Николай Константинович ответил коротко:
— Нет. Никто не знал... Утром, дома, собираясь в школу, потеряла сознание...
Не могу сказать — к лучшему ли то, что Наденька не подозревала о ежеминутно подстерегавшей её смерти. Может быть, если бы знала, это лишило бы её рисунки той прекрасной и поистине великой гармоничности, какая в них живёт, наложила бы на них печать трагического... Не знаю, не знаю...
Но знаю одно — проглядывая многажды Надины рисунки, я ещё раз и окончательно убедился, что добрые волшебники существуют на свете, живут среди нас. Они живут и формируют наши души, наши личности и, даже умерев, продолжают в нас свою добрую работу.
Три мастера
От Михайловского до Муранова
Лето тысяча девятьсот семьдесят пятого года оказалось для меня чрезвычайно счастливым. В это лето мне удалось побывать в гостях и у Александра Пушкина, и у Фёдора Тютчева, о котором я пишу сейчас книгу, сиречь побывать и в Пушкинском заповеднике в Михайловском и в музее Тютчева в Муранове.
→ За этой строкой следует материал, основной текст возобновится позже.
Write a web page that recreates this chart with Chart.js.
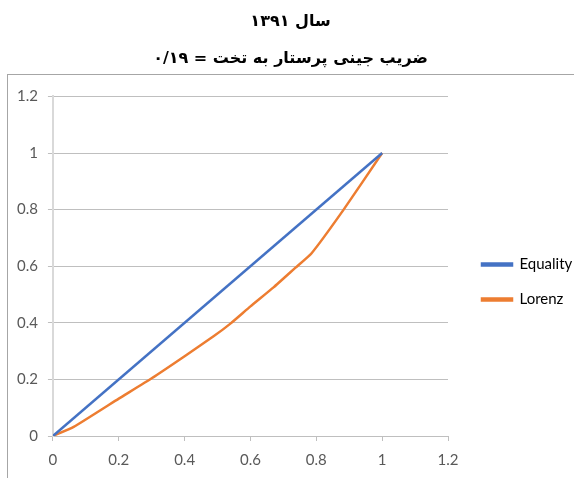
<!DOCTYPE html>
<html>
<head>
<meta charset="utf-8">
<script src="https://cdn.jsdelivr.net/npm/chart.js@4/dist/chart.umd.min.js"></script>
<style>
  html, body { margin: 0; padding: 0; background: #fff; }
  #wrap { width: 574px; height: 478px; }
</style>
</head>
<body>
<div id="wrap"><canvas id="gini-chart"></canvas></div>
<script>
var titleLine1 = 'سال ۱۳۹۱';
var titleLine2 = 'ضریب جینی پرستار به تخت = ۰/۱۹';

var equalityX = [0, 1];
var equalityY = [0, 1];

var lorenzX = [0, 0.063, 0.2, 0.3, 0.4, 0.49, 0.54, 0.6, 0.67, 0.737, 0.785, 0.883, 1];
var lorenzY = [0, 0.032, 0.132, 0.204, 0.282, 0.354, 0.398, 0.458, 0.525, 0.595, 0.645, 0.8, 1];

var axisTicks = [0, 0.2, 0.4, 0.6, 0.8, 1, 1.2];

function toPoints(xs, ys) {
  return xs.map(function(x, i) { return { x: x, y: ys[i] }; });
}

function fixedTicks(axis) {
  axis.ticks = axisTicks.map(function(v) { return { value: v }; });
}

function tickText(v) {
  return String(Math.round(v * 10) / 10);
}

// grey border of the chart object, cut by the picture's right/bottom edges
var framePlugin = {
  id: 'frame',
  beforeDraw: function(chart) {
    var ctx = chart.ctx;
    ctx.save();
    ctx.strokeStyle = '#a6a6a6';
    ctx.lineWidth = 1;
    ctx.strokeRect(7.5, 74.5, 700, 600);
    ctx.restore();
  }
};

var ctx = document.getElementById('gini-chart').getContext('2d');
new Chart(ctx, {
  type: 'scatter',
  data: {
    datasets: [{
      label: 'Equality',
      data: toPoints(equalityX, equalityY),
      showLine: true,
      borderColor: '#4472C4',
      backgroundColor: '#4472C4',
      borderWidth: 2.5,
      pointRadius: 0
    }, {
      label: 'Lorenz',
      data: toPoints(lorenzX, lorenzY),
      showLine: true,
      borderColor: '#ED7D31',
      backgroundColor: '#ED7D31',
      borderWidth: 2.5,
      pointRadius: 0,
      tension: 0.15
    }]
  },
  options: {
    responsive: true,
    maintainAspectRatio: false,
    animation: false,
    layout: { padding: { left: 7, right: 0, bottom: -2 } },
    plugins: {
      title: {
        display: true,
        text: titleLine1,
        color: '#000',
        font: { family: 'DejaVu Sans', size: 16, weight: 'bold' },
        padding: { top: 12, bottom: 18 }
      },
      subtitle: {
        display: true,
        text: titleLine2,
        color: '#000',
        font: { family: 'DejaVu Sans', size: 16, weight: 'bold' },
        padding: { top: 0, bottom: 28 }
      },
      legend: {
        position: 'right',
        maxWidth: 112,
        title: {
          display: true,
          text: ' ',
          font: { size: 10, lineHeight: 1 },
          padding: { top: 74, bottom: 0 }
        },
        labels: {
          boxWidth: 30,
          boxHeight: 2,
          padding: 20,
          color: '#000',
          font: { family: 'Lato', size: 15 }
        }
      },
      tooltip: { enabled: false }
    },
    scales: {
      x: {
        type: 'linear',
        min: 0,
        max: 1.2,
        afterBuildTicks: fixedTicks,
        grid: { drawOnChartArea: false, color: '#bfbfbf', tickLength: 5 },
        border: { color: '#bfbfbf', width: 1 },
        ticks: {
          color: '#595959',
          font: { family: 'Lato', size: 15, lineHeight: 1 },
          padding: 12,
          callback: tickText
        }
      },
      y: {
        type: 'linear',
        min: 0,
        max: 1.2,
        afterBuildTicks: fixedTicks,
        grid: { color: '#bfbfbf', tickLength: 5 },
        border: { color: '#d9d9d9', width: 2 },
        ticks: {
          color: '#595959',
          font: { family: 'Lato', size: 15 },
          padding: 10,
          callback: tickText
        }
      },
      // empty spacer between the plot and the legend
      gap: {
        type: 'linear',
        position: 'right',
        display: true,
        grid: { display: false },
        border: { display: false },
        ticks: { display: false },
        afterFit: function(scale) { scale.width = 14; }
      }
    }
  },
  plugins: [framePlugin]
});
</script>
</body>
</html>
Дни и часы, проведённые в этих заповедных местах, были неповторимо прекрасны.
В Михайловском Пушкин бывал не раз и не два — и бывал и живал. Впервые попал Пушкин в Михайловское в тысяча восемьсот семнадцатом году, сразу после окончания лицея, будучи ещё восемнадцатилетним юношей. В последний раз приезжал сюда за год до смерти. В Михайловском же Пушкин отбывал двухлетнюю ссылку двадцать пятого — двадцать шестого годов.
Несмотря на горечь вынужденной отъединённости от всех, кто был мил его сердцу и кому он был дружески привержен, несмотря на одиночество в захолустном углу, Пушкин не стал ни ипохондриком, ни бездельным неврастеником. В эти горькие два года он обрёл в себе скрытый дотоле источник сил, чтобы найти душевное равновесие и сосредоточиться на творческой работе.